_Task to carry out_
With the images removed, repeat the data below exactly.

_Available data_
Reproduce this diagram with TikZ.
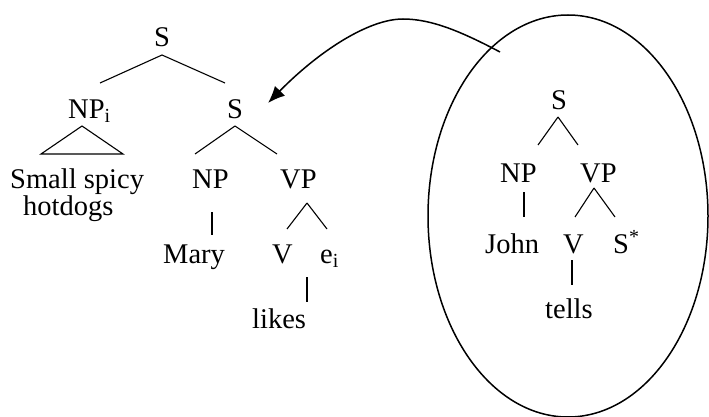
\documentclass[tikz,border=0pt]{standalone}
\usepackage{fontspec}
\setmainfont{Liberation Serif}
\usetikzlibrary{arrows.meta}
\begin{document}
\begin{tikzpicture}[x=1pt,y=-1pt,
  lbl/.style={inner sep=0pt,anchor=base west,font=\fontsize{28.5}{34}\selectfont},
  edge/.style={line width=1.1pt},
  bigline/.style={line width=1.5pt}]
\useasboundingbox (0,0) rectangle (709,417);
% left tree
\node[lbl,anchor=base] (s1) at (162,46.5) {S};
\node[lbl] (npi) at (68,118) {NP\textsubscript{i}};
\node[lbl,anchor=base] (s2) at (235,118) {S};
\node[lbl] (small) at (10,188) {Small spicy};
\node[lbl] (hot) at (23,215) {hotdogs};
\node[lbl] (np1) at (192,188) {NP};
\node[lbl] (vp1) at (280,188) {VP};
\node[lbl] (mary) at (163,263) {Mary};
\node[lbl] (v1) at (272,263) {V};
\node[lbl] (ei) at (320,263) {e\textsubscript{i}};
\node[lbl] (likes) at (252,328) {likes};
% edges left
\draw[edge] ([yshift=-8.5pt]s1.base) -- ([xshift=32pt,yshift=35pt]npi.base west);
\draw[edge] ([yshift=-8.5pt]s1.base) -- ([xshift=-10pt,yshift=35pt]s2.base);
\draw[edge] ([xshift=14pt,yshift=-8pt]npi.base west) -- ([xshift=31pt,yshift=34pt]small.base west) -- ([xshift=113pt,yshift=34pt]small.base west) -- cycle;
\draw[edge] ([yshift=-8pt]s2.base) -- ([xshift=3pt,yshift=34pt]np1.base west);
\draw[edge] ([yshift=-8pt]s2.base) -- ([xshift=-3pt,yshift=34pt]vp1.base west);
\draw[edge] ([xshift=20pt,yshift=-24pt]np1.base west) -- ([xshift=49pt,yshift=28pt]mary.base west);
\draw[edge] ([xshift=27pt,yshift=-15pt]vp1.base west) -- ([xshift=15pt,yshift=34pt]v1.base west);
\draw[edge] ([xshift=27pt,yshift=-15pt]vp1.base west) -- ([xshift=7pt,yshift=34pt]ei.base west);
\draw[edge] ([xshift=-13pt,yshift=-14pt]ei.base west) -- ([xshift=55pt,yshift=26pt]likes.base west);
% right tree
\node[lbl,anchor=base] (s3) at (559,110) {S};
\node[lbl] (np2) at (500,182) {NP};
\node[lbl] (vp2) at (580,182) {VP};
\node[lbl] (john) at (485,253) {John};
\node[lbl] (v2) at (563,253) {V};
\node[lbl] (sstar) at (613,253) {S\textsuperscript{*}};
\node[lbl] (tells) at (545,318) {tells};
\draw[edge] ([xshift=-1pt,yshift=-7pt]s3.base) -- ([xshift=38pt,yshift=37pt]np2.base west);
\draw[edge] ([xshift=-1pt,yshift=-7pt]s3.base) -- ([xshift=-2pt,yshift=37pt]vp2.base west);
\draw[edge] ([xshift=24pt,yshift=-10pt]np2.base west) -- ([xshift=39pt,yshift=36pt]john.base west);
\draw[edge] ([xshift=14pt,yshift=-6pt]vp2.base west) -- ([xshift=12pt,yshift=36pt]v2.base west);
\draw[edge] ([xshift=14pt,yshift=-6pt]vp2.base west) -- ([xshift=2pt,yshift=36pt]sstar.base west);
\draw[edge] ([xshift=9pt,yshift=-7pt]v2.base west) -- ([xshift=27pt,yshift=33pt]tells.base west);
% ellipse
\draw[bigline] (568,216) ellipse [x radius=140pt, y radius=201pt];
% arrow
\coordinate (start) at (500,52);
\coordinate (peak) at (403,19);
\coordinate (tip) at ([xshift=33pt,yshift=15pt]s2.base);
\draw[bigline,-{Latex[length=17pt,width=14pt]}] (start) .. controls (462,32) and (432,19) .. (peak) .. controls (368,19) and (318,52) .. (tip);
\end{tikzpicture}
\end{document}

_Answer for the task_
Reproduce this diagram with TikZ.
\documentclass[tikz,border=0pt]{standalone}
\usepackage{fontspec}
\setmainfont{Liberation Serif}
\usetikzlibrary{arrows.meta}
\begin{document}
\begin{tikzpicture}[x=1pt,y=-1pt,
  lbl/.style={inner sep=0pt,anchor=base west,font=\fontsize{28.5}{34}\selectfont},
  edge/.style={line width=1.1pt},
  bigline/.style={line width=1.5pt}]
\useasboundingbox (0,0) rectangle (709,417);
% left tree
\node[lbl,anchor=base] (s1) at (162,46.5) {S};
\node[lbl] (npi) at (68,118) {NP\textsubscript{i}};
\node[lbl,anchor=base] (s2) at (235,118) {S};
\node[lbl] (small) at (10,188) {Small spicy};
\node[lbl] (hot) at (23,215) {hotdogs};
\node[lbl] (np1) at (192,188) {NP};
\node[lbl] (vp1) at (280,188) {VP};
\node[lbl] (mary) at (163,263) {Mary};
\node[lbl] (v1) at (272,263) {V};
\node[lbl] (ei) at (320,263) {e\textsubscript{i}};
\node[lbl] (likes) at (252,328) {likes};
% edges left
\draw[edge] ([yshift=-8.5pt]s1.base) -- ([xshift=32pt,yshift=35pt]npi.base west);
\draw[edge] ([yshift=-8.5pt]s1.base) -- ([xshift=-10pt,yshift=35pt]s2.base);
\draw[edge] ([xshift=14pt,yshift=-8pt]npi.base west) -- ([xshift=31pt,yshift=34pt]small.base west) -- ([xshift=113pt,yshift=34pt]small.base west) -- cycle;
\draw[edge] ([yshift=-8pt]s2.base) -- ([xshift=3pt,yshift=34pt]np1.base west);
\draw[edge] ([yshift=-8pt]s2.base) -- ([xshift=-3pt,yshift=34pt]vp1.base west);
\draw[edge] ([xshift=20pt,yshift=-24pt]np1.base west) -- ([xshift=49pt,yshift=28pt]mary.base west);
\draw[edge] ([xshift=27pt,yshift=-15pt]vp1.base west) -- ([xshift=15pt,yshift=34pt]v1.base west);
\draw[edge] ([xshift=27pt,yshift=-15pt]vp1.base west) -- ([xshift=7pt,yshift=34pt]ei.base west);
\draw[edge] ([xshift=-13pt,yshift=-14pt]ei.base west) -- ([xshift=55pt,yshift=26pt]likes.base west);
% right tree
\node[lbl,anchor=base] (s3) at (559,110) {S};
\node[lbl] (np2) at (500,182) {NP};
\node[lbl] (vp2) at (580,182) {VP};
\node[lbl] (john) at (485,253) {John};
\node[lbl] (v2) at (563,253) {V};
\node[lbl] (sstar) at (613,253) {S\textsuperscript{*}};
\node[lbl] (tells) at (545,318) {tells};
\draw[edge] ([xshift=-1pt,yshift=-7pt]s3.base) -- ([xshift=38pt,yshift=37pt]np2.base west);
\draw[edge] ([xshift=-1pt,yshift=-7pt]s3.base) -- ([xshift=-2pt,yshift=37pt]vp2.base west);
\draw[edge] ([xshift=24pt,yshift=-10pt]np2.base west) -- ([xshift=39pt,yshift=36pt]john.base west);
\draw[edge] ([xshift=14pt,yshift=-6pt]vp2.base west) -- ([xshift=12pt,yshift=36pt]v2.base west);
\draw[edge] ([xshift=14pt,yshift=-6pt]vp2.base west) -- ([xshift=2pt,yshift=36pt]sstar.base west);
\draw[edge] ([xshift=9pt,yshift=-7pt]v2.base west) -- ([xshift=27pt,yshift=33pt]tells.base west);
% ellipse
\draw[bigline] (568,216) ellipse [x radius=140pt, y radius=201pt];
% arrow
\coordinate (start) at (500,52);
\coordinate (peak) at (403,19);
\coordinate (tip) at ([xshift=33pt,yshift=15pt]s2.base);
\draw[bigline,-{Latex[length=17pt,width=14pt]}] (start) .. controls (462,32) and (432,19) .. (peak) .. controls (368,19) and (318,52) .. (tip);
\end{tikzpicture}
\end{document}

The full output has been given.